Landscape is currently taking preorders for $390, which it promises will be equal to or lower than the final price. Shipping is estimated to start in winter 2025 or 2026.
Biyiblip Blippoo Box Legacy
In 2022, Dutch synth designer Rob Hordijk unfortunately passed away. His friend Biyi Amez, working under the name Biyiblip, has recently begun manufacturing one of Rob’s most enduring designs, the Blippoo Box. Called Blippoo Box Legacy, it brings Rob’s idea of “bent by design” back for another go at turning chaos into sound.

The Blippoo Box Legacy comes in two models, with quarter-inch jacks or banana jacks, but otherwise the design is the same: two source oscillators and two peak resonators, with rate control over the oscillators, sample and hold, and the famous Rungler doing its magic on the oscillators and peaks.
“The instrument is engineered to constantly seek out ‘balanced states’ – what mathematicians call attractors,” says the product page. “Within these states, the machine generates patterns that, while never perfectly repeating, have roughly predictable sonic characteristics. These patterns can persist, creating a stable soundscape, before a tiny change in a knob’s position pushes the system across a threshold, causing it to ‘bifurcate’ and settle into a new, entirely different balanced state.”
It’s utterly unique and as much a work of art as an instrument. The two models are available on the Noisebug site.
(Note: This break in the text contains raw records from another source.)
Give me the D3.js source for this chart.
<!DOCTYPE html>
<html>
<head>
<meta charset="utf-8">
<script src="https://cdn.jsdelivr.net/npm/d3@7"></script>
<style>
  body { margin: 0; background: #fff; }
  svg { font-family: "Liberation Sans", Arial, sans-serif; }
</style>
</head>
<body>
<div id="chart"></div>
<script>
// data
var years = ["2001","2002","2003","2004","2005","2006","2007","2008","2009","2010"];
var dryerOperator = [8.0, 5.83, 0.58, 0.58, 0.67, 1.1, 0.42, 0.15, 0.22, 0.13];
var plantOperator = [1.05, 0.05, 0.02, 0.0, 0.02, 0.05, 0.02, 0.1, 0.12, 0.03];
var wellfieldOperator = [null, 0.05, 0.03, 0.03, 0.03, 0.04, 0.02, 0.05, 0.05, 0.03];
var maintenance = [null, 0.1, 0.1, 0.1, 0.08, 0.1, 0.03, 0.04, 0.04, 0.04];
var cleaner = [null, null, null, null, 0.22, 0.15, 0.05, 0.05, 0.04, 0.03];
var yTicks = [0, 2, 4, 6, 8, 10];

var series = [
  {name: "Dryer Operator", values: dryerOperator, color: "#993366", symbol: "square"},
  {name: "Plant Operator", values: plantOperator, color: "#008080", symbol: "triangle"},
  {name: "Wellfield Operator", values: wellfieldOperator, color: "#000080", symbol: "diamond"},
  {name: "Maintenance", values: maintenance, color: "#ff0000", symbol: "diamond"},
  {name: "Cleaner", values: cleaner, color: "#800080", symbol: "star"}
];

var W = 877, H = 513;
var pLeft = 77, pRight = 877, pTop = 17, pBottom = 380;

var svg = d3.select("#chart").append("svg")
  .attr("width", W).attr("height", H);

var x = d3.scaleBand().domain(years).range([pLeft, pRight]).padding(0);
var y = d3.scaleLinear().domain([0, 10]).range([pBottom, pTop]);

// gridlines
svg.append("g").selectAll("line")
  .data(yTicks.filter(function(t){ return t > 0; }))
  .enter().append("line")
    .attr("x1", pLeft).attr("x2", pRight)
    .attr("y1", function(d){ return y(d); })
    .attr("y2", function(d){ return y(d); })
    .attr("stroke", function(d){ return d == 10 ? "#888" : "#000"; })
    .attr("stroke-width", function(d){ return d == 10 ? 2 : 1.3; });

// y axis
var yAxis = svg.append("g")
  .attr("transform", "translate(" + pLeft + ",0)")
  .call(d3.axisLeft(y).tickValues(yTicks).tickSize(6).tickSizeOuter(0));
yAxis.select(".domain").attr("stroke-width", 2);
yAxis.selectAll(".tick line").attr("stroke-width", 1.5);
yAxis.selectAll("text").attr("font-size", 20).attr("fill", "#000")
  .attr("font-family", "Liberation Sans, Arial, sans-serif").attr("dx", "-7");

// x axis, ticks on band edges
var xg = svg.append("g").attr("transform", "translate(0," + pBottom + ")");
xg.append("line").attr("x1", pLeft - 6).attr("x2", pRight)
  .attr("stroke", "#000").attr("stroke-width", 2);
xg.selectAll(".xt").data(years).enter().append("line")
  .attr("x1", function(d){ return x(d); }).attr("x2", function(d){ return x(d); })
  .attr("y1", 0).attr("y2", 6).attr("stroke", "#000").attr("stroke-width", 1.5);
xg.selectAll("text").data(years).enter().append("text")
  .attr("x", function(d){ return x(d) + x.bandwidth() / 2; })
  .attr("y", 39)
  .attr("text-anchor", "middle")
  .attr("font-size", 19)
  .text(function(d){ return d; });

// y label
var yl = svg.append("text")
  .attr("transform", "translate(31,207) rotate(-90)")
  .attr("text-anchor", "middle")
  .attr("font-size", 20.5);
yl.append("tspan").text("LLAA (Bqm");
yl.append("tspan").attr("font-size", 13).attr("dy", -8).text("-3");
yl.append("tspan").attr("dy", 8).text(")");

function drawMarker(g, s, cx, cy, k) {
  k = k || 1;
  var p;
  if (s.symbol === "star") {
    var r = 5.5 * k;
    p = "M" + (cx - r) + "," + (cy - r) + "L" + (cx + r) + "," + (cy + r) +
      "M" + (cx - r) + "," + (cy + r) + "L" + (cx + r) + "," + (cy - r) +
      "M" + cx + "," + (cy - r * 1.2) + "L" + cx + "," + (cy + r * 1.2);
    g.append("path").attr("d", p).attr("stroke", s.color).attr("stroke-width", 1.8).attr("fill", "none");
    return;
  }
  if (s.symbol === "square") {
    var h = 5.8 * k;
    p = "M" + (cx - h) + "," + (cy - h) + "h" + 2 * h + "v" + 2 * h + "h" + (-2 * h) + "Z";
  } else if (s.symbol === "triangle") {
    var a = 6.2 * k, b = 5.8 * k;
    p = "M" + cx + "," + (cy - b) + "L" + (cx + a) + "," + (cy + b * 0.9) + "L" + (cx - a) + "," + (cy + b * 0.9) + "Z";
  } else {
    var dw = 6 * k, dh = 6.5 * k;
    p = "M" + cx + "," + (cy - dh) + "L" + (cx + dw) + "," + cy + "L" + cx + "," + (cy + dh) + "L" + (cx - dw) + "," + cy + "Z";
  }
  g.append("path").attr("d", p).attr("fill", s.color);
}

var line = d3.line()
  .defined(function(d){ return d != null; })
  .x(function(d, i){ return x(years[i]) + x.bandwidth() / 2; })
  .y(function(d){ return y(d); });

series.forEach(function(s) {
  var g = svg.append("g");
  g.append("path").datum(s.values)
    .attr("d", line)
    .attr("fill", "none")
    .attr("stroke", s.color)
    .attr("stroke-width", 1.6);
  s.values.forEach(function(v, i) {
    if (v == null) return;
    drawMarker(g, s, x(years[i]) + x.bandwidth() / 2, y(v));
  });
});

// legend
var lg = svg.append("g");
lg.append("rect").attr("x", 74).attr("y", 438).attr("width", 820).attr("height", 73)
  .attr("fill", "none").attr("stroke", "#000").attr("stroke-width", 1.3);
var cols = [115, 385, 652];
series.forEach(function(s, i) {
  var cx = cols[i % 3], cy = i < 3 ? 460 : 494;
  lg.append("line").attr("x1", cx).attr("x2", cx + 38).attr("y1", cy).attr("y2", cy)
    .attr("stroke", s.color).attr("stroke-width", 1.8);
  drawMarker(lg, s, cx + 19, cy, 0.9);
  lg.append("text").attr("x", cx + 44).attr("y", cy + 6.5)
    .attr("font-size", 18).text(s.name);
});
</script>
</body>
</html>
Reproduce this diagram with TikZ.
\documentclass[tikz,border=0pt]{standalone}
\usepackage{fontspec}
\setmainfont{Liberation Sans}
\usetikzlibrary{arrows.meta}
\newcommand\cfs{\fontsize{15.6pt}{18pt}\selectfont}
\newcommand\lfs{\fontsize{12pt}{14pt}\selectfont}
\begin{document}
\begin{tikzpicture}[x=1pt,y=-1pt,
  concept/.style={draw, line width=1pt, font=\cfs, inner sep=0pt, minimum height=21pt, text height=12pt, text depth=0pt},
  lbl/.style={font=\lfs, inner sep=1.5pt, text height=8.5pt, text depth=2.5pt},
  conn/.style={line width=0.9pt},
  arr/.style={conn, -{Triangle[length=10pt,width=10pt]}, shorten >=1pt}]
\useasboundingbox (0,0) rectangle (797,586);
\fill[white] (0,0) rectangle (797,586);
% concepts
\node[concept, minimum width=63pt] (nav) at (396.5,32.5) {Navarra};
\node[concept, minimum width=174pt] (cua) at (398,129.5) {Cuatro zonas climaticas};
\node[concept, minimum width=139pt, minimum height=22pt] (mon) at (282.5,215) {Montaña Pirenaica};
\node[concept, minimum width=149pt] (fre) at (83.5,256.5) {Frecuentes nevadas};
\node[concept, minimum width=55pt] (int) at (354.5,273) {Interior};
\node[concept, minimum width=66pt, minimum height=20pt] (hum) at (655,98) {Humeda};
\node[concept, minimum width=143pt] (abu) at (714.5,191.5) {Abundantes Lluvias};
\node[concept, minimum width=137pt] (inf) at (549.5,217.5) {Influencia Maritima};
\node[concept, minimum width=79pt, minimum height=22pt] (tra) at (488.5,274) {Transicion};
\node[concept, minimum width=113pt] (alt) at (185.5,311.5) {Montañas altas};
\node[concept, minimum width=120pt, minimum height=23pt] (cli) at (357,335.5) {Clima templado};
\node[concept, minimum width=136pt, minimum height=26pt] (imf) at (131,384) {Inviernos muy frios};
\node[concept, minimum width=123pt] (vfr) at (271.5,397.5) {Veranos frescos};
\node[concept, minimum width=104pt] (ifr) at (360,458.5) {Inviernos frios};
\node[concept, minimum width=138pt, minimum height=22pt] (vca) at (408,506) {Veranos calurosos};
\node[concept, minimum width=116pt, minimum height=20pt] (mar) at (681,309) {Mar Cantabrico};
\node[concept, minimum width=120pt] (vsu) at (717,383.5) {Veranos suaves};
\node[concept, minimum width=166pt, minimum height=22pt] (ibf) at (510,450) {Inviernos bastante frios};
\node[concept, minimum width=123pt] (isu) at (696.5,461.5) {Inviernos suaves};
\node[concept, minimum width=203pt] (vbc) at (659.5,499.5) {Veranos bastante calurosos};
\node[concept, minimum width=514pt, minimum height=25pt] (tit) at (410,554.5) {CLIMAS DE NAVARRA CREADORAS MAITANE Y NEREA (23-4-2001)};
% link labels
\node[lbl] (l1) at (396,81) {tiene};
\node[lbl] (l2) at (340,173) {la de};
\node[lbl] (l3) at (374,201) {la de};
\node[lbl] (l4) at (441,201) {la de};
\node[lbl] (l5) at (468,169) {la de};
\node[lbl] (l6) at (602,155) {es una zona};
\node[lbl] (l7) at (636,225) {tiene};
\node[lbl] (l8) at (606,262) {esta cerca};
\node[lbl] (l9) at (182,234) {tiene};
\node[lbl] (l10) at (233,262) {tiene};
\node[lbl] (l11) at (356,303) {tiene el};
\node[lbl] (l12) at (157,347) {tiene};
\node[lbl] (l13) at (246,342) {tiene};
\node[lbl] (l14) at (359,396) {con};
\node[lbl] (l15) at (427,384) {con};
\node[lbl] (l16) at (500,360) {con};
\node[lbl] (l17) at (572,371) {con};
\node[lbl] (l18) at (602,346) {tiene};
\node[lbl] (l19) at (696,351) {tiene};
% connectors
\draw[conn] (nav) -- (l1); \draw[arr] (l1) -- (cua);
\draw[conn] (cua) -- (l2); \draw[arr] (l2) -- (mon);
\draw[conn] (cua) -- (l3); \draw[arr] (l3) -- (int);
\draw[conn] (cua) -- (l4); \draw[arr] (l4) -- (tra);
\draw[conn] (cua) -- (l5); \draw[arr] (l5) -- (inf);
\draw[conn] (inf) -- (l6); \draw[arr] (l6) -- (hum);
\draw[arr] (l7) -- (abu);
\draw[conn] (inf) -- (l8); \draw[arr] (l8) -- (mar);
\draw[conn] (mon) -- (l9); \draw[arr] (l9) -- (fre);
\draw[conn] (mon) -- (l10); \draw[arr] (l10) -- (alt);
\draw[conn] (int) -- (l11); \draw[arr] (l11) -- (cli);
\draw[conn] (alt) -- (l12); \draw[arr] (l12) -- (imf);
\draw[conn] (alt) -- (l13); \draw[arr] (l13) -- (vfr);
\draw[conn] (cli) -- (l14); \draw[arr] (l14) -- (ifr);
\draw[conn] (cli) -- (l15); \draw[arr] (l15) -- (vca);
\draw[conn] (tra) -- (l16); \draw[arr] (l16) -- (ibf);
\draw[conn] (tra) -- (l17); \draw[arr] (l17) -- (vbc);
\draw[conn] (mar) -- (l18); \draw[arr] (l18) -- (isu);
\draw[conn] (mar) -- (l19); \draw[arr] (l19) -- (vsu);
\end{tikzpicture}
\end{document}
EMS Synthi 100 Up for Auction
This week, on November 8, the 61st VEMIA auction will take place. Run by Peter Forrest of The A-Z of Analogue Synthesizers books fame, the VEMIA auctions usually bring in some pretty amazing gear (like Aphex Twin’s GX-1 from earlier this year). This week’s auction looks to be the last, and fittingly, there’s a huge amount of incredible stuff on the docks. But the most jaw-dropping as to be this EMS Synthi 100.

Serial number 007 (out of approximately 30 to 40 made!), this one looks to be in amazing condition, with the seller saying it’s had a complete overhaul, and includes the woodwork and dual manual keyboard in the purchase price. The listing states that the former owner was Swiss musician Bruno Spoerri, who made some incredible synth albums, like Voice of Taurus.
The starting price for the Synthi 100 is £139304 / €159950. Should you win, you’ll have to organize your own shipping, which will be substantial. But what an opportunity.